* start Dataset section *
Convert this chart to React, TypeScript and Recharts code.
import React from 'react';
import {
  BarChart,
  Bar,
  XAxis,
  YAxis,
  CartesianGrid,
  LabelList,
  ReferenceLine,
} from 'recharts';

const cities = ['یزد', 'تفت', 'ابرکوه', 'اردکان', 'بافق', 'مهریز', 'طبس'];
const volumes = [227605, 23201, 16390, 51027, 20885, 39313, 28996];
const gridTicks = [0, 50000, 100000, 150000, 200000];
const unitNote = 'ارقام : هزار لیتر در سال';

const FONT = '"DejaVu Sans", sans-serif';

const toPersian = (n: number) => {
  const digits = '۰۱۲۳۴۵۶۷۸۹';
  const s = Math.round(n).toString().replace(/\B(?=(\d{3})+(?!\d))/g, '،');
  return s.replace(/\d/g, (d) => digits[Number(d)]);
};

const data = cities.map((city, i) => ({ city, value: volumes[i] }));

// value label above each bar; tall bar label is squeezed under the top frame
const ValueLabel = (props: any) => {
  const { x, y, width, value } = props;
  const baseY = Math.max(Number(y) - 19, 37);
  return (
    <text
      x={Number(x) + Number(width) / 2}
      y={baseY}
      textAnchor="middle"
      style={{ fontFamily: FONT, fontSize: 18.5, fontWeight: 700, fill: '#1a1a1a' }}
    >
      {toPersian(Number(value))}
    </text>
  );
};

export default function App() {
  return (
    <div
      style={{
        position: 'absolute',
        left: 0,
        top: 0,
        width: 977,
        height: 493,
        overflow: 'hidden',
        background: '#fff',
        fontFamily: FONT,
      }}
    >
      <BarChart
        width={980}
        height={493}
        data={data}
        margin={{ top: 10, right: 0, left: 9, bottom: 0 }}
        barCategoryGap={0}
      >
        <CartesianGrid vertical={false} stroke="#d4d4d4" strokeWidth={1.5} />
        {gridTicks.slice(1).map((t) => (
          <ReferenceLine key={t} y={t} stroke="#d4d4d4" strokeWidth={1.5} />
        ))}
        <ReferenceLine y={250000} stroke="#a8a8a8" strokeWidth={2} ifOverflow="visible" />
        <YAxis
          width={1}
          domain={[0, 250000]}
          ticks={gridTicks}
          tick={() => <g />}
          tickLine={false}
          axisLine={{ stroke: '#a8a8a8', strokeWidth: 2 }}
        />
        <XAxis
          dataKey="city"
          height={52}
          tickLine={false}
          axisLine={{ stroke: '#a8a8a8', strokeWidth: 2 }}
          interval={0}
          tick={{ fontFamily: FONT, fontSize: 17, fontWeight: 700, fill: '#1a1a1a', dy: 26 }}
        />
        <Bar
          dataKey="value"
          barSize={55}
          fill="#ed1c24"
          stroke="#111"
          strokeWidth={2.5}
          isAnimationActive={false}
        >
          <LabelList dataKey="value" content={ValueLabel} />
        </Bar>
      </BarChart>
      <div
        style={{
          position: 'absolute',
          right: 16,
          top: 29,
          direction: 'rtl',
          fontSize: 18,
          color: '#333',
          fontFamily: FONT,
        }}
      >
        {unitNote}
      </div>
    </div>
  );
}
* end Dataset section *
▸ **What is needed**:
Return all of the data exactly as it reads.

▸ **Full output**:
Convert this chart to React, TypeScript and Recharts code.
import React from 'react';
import {
  BarChart,
  Bar,
  XAxis,
  YAxis,
  CartesianGrid,
  LabelList,
  ReferenceLine,
} from 'recharts';

const cities = ['یزد', 'تفت', 'ابرکوه', 'اردکان', 'بافق', 'مهریز', 'طبس'];
const volumes = [227605, 23201, 16390, 51027, 20885, 39313, 28996];
const gridTicks = [0, 50000, 100000, 150000, 200000];
const unitNote = 'ارقام : هزار لیتر در سال';

const FONT = '"DejaVu Sans", sans-serif';

const toPersian = (n: number) => {
  const digits = '۰۱۲۳۴۵۶۷۸۹';
  const s = Math.round(n).toString().replace(/\B(?=(\d{3})+(?!\d))/g, '،');
  return s.replace(/\d/g, (d) => digits[Number(d)]);
};

const data = cities.map((city, i) => ({ city, value: volumes[i] }));

// value label above each bar; tall bar label is squeezed under the top frame
const ValueLabel = (props: any) => {
  const { x, y, width, value } = props;
  const baseY = Math.max(Number(y) - 19, 37);
  return (
    <text
      x={Number(x) + Number(width) / 2}
      y={baseY}
      textAnchor="middle"
      style={{ fontFamily: FONT, fontSize: 18.5, fontWeight: 700, fill: '#1a1a1a' }}
    >
      {toPersian(Number(value))}
    </text>
  );
};

export default function App() {
  return (
    <div
      style={{
        position: 'absolute',
        left: 0,
        top: 0,
        width: 977,
        height: 493,
        overflow: 'hidden',
        background: '#fff',
        fontFamily: FONT,
      }}
    >
      <BarChart
        width={980}
        height={493}
        data={data}
        margin={{ top: 10, right: 0, left: 9, bottom: 0 }}
        barCategoryGap={0}
      >
        <CartesianGrid vertical={false} stroke="#d4d4d4" strokeWidth={1.5} />
        {gridTicks.slice(1).map((t) => (
          <ReferenceLine key={t} y={t} stroke="#d4d4d4" strokeWidth={1.5} />
        ))}
        <ReferenceLine y={250000} stroke="#a8a8a8" strokeWidth={2} ifOverflow="visible" />
        <YAxis
          width={1}
          domain={[0, 250000]}
          ticks={gridTicks}
          tick={() => <g />}
          tickLine={false}
          axisLine={{ stroke: '#a8a8a8', strokeWidth: 2 }}
        />
        <XAxis
          dataKey="city"
          height={52}
          tickLine={false}
          axisLine={{ stroke: '#a8a8a8', strokeWidth: 2 }}
          interval={0}
          tick={{ fontFamily: FONT, fontSize: 17, fontWeight: 700, fill: '#1a1a1a', dy: 26 }}
        />
        <Bar
          dataKey="value"
          barSize={55}
          fill="#ed1c24"
          stroke="#111"
          strokeWidth={2.5}
          isAnimationActive={false}
        >
          <LabelList dataKey="value" content={ValueLabel} />
        </Bar>
      </BarChart>
      <div
        style={{
          position: 'absolute',
          right: 16,
          top: 29,
          direction: 'rtl',
          fontSize: 18,
          color: '#333',
          fontFamily: FONT,
        }}
      >
        {unitNote}
      </div>
    </div>
  );
}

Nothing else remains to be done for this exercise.